SAMUEL R. DELANY - La intersección Einstein (1967)

Publicado el 30 septiembre 2012 por Jorge Vilches

Decidí leer algo de Samuel R. Delany por eso de diversificar mi agenda de escritores. También sostengo que es bueno intercalar novelas de distinta temática y estilo, y lo planifiqué entre Leinster y Heinlein. Pensé que lo mejor sería empezar por una obra premiada, corta a ser posible, que me diera una opinión sobre el autor norteamericano. Seleccioné La intersección Einstein (premio Nebula en 1967) y busqué opiniones al respecto. Recuerdo que señalaban tres cosas: la cuestión del sentido de la mitología, el aburrimiento que podía causar la obra de Delany y la maldad (o estulticia) del que escribió la sinopsis que acompaña al libro. Leí sobre las dos primeras cosas, pero evité con eficacia leer el resumen del argumento porque me encantan las sorpresas. Sin embargo, en esta ocasión, cuando llevaba más de la mitad del libro, no me pude resistir: el aburrimiento
pudo más yo. El sinsentido era tan grande que tuve que echar mano de la sinopsis del pérfido editor para que me ayudara a seguir con el libro. Fue entonces cuando entendí por qué el tipo de la editorial había destripado la obra: no era malvado, sino un buen samaritano.

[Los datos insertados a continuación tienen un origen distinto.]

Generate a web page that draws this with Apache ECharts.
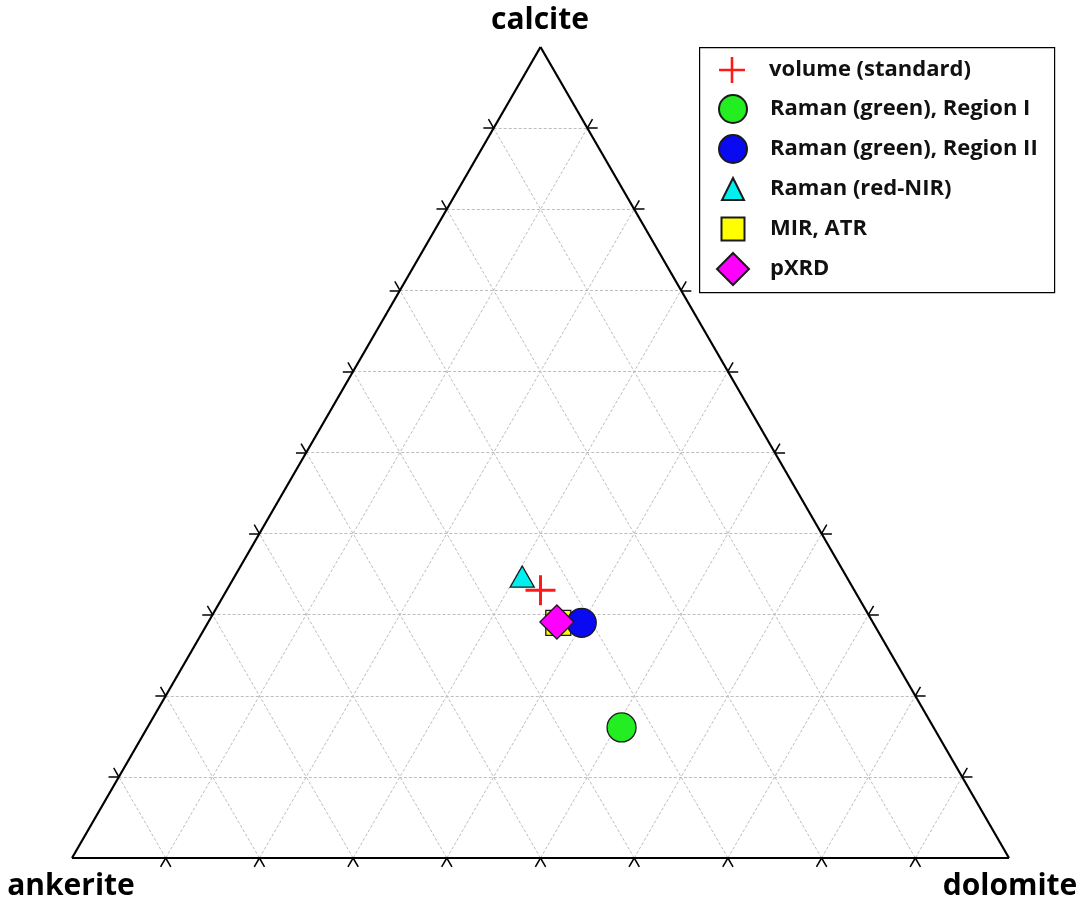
<!DOCTYPE html>
<html><head><meta charset="utf-8">
<script src="https://cdn.jsdelivr.net/npm/echarts@6/dist/echarts.min.js"></script>
<style>html,body{margin:0;padding:0;background:#fff}#chart{width:1081px;height:902px}</style>
</head><body><div id="chart"></div>
<script>
// ---- data (ternary fractions) ----
const seriesNames = ['volume (standard)', 'Raman (green), Region I', 'Raman (green), Region II', 'Raman (red-NIR)', 'MIR, ATR', 'pXRD'];
const calcite  = [0.330, 0.161, 0.290, 0.347, 0.290, 0.291];
const dolomite = [0.335, 0.506, 0.399, 0.307, 0.374, 0.372];
const ankerite = [0.335, 0.333, 0.311, 0.346, 0.336, 0.337];
const cornerLabels = ['calcite', 'ankerite', 'dolomite'];
const gridSteps = [0.1, 0.2, 0.3, 0.4, 0.5, 0.6, 0.7, 0.8, 0.9];

const H = Math.sqrt(3) / 2;
function tern(c, d) { return [d + c / 2, c * H]; }

// grid lines
const gridLines = [];
gridSteps.forEach(t => {
  gridLines.push({coords: [tern(t, 0), tern(t, 1 - t)]});        // const calcite
  gridLines.push({coords: [tern(0, t), tern(1 - t, t)]});        // const dolomite
  gridLines.push({coords: [tern(0, 1 - t), tern(1 - t, 0)]});    // const ankerite
});
const edges = [
  {coords: [tern(0, 0), tern(0, 1)]},
  {coords: [tern(0, 1), tern(1, 0)]},
  {coords: [tern(1, 0), tern(0, 0)]}
];
const L = 0.011;
const ticks = [];
gridSteps.forEach(t => {
  let p = tern(t, 0);
  ticks.push({coords: [p, [p[0] - L, p[1]]]});
  ticks.push({coords: [p, [p[0] - 0.5 * L, p[1] + H * L]]});
  p = tern(0, t);
  ticks.push({coords: [p, [p[0] - 0.5 * L, p[1] - H * L]]});
  ticks.push({coords: [p, [p[0] + 0.5 * L, p[1] - H * L]]});
  p = tern(t, 1 - t);
  ticks.push({coords: [p, [p[0] + L, p[1]]]});
  ticks.push({coords: [p, [p[0] + 0.5 * L, p[1] + H * L]]});
});

const plusPath = 'path://M0,45H100V55H0Z M45,0H55V100H45Z';
const styles = [
  {symbol: plusPath, size: 30, color: '#ff1a1a', border: 0, legendSize: 26},
  {symbol: 'circle', size: 29, color: '#22ee22', border: 1.3, legendSize: 28},
  {symbol: 'circle', size: 29, color: '#0a0af0', border: 1.3, legendSize: 28},
  {symbol: 'triangle', size: [24, 21], color: '#00f0f0', border: 1.3, legendSize: 22},
  {symbol: 'rect', size: 25, color: '#ffff00', border: 1.3, legendSize: 23},
  {symbol: 'diamond', size: 34, color: '#ff00ff', border: 1.3, legendSize: 32}
];
const drawOrder = [1, 4, 2, 5, 3, 0];
const legendCenters = [70, 108, 148, 188, 228, 268];
const iconCenterX = 732, textStartX = 769;

const scatterSeries = drawOrder.map(i => ({
  type: 'scatter',
  name: seriesNames[i],
  symbol: styles[i].symbol,
  symbolSize: styles[i].size,
  data: [tern(calcite[i], dolomite[i])],
  itemStyle: {color: styles[i].color, borderColor: '#1a1a1a', borderWidth: styles[i].border, opacity: 1},
  emphasis: {disabled: true},
  z: 5
}));

const legends = seriesNames.map((n, i) => {
  const s = styles[i].legendSize;
  return {
    data: [n],
    left: iconCenterX - s / 2,
    top: legendCenters[i] - s / 2,
    orient: 'vertical',
    padding: 0,
    itemWidth: s,
    itemHeight: s,
    selectedMode: false,
    textStyle: {fontSize: 22, fontWeight: 'bold', color: '#111', fontFamily: 'Open Sans',
                padding: [0, 0, 0, textStartX - (iconCenterX + s / 2 + 5)]}
  };
});

const chart = echarts.init(document.getElementById('chart'), null, {renderer: 'canvas'});
chart.setOption({
  animation: false,
  backgroundColor: '#fff',
  grid: {left: 72, top: 47, width: 937, height: 811},
  xAxis: {type: 'value', min: 0, max: 1, show: false},
  yAxis: {type: 'value', min: 0, max: H, show: false},
  legend: legends,
  graphic: [
    {type: 'rect', left: 699, top: 47, shape: {width: 355, height: 245}, style: {fill: '#fff', stroke: '#000', lineWidth: 1.2}, z: 0},
    {type: 'text', x: 540, y: 20, style: {text: cornerLabels[0], font: 'bold 30px "Open Sans"', fill: '#000', align: 'center', verticalAlign: 'middle'}},
    {type: 'text', x: 71, y: 886, style: {text: cornerLabels[1], font: 'bold 30px "Open Sans"', fill: '#000', align: 'center', verticalAlign: 'middle'}},
    {type: 'text', x: 1010, y: 886, style: {text: cornerLabels[2], font: 'bold 30px "Open Sans"', fill: '#000', align: 'center', verticalAlign: 'middle'}}
  ],
  series: [
    {type: 'lines', coordinateSystem: 'cartesian2d', silent: true, clip: false, data: gridLines,
     lineStyle: {color: '#bdbdbd', width: 1, type: [3, 2], opacity: 1}, z: 1},
    {type: 'lines', coordinateSystem: 'cartesian2d', silent: true, clip: false, data: ticks,
     lineStyle: {color: '#000', width: 1.5, opacity: 1}, z: 2},
    {type: 'lines', coordinateSystem: 'cartesian2d', silent: true, clip: false, data: edges,
     lineStyle: {color: '#000', width: 2.2, opacity: 1}, z: 3}
  ].concat(scatterSeries)
});
</script></body></html>
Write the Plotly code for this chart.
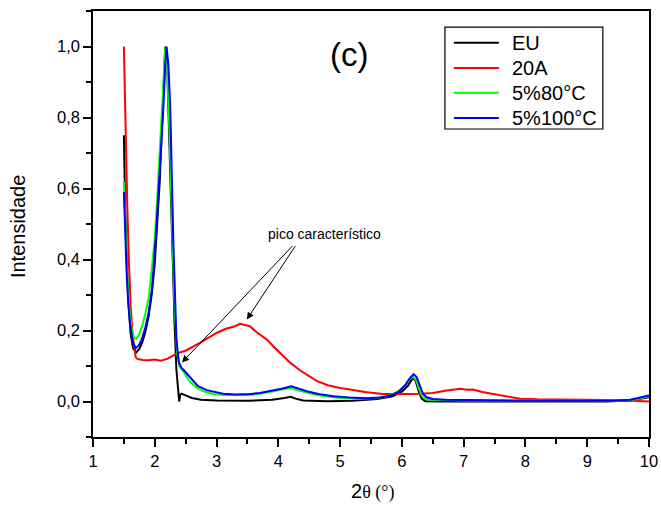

Delany era un escritor cuyo placer no era contar historias, sino escribir, y eso se nota en La intersección Einstein. Consideraba, además, que los buenos finales no proponen conclusiones. Si unimos ambos principios nos encontramos con una novela extraña que aporta muy poco. Delany va intercalando sin orden la historia de Lobey –un “diferente”- contada en primera persona, con el diario del autor del libro, que está de viaje por Grecia. Es curiosa la fascinación que en los sesenta generó este país en algunos escritores como Zelazny y los hermanos Strugatski.
El relato se basa en que Albert Einstein definió los límites de la percepción al expresar matemáticamente hasta qué grado la condición del observador influye en la cosa observada. ¿Quién es el observador? Como la acción se sitúa en la Tierra, el observador son los alienígenas, quienes han repoblado un planeta vacío. Y lo han hecho no trayendo su civilización, sino intentando recrear la humana y haciendo creer a los “diferentes” que son humanos. Esa recreación produce alteraciones grotescas, como es el endiosar a Ringo Starr –el batería de los Beatles-, o que el malo sea Billy the Kid (Suena un poco gilipollesco, ¿verdad? Pues así es).
El protagonista es Lobey, al que físicamente he vinculado con el fantástico Dimento (personaje de un cómic de Richard Corben y Jan Strand). Lobey y los suyos viven en kaulas, una especie de reservas, como si fueran una comuna hippie. La muerte de su amada, otra “diferente” (los diferentes tienen habilidades consideradas especiales, tanto psíquicas como físicas), hace que Lobey emprenda un viaje buscando su resurrección. A partir de aquí la novela adopta la forma de una fábula con toque road movie, en la que Lobey se va encontrando con personajes pintorescos con los que va descubriendo partes de la vida. Lobey acaba llegando a la gran ciudad, Molienda-del-mar, y descubre la verdad: que todos son aliens y que el mundo en el que vive es una ilusión, una recreación de una civilización extinta. Y así termina.
Cuando llegué a la última página del relato y leí la frase final, me quedé con esa expresión de incredulidad y frustración tan dolorosa para un lector. Delany ya se había cansado de escribir y lo dejó así, por las buenas. “¡Ya he terminado! Mamá… ¿Me puedo bajar al café a codearme con otros escritores hippies?”. La new wave hizo tanto daño como cosas buenas. El deseo de superar la Golden Age y dar respuesta a inquietudes de la sociedad de los sesenta, abrió el campo a paranoias y adoctrinamiento. Nos encontramos así con personajes que serían en cualquier tiempo y lugar carne de psiquiatra –como los de Moorcock-, narraciones sin una verdadera trama –ahí tenemos a Zelazny y su Tú, el inmortal-, novelas sin conclusión, y doctrina, doctrina y doctrina.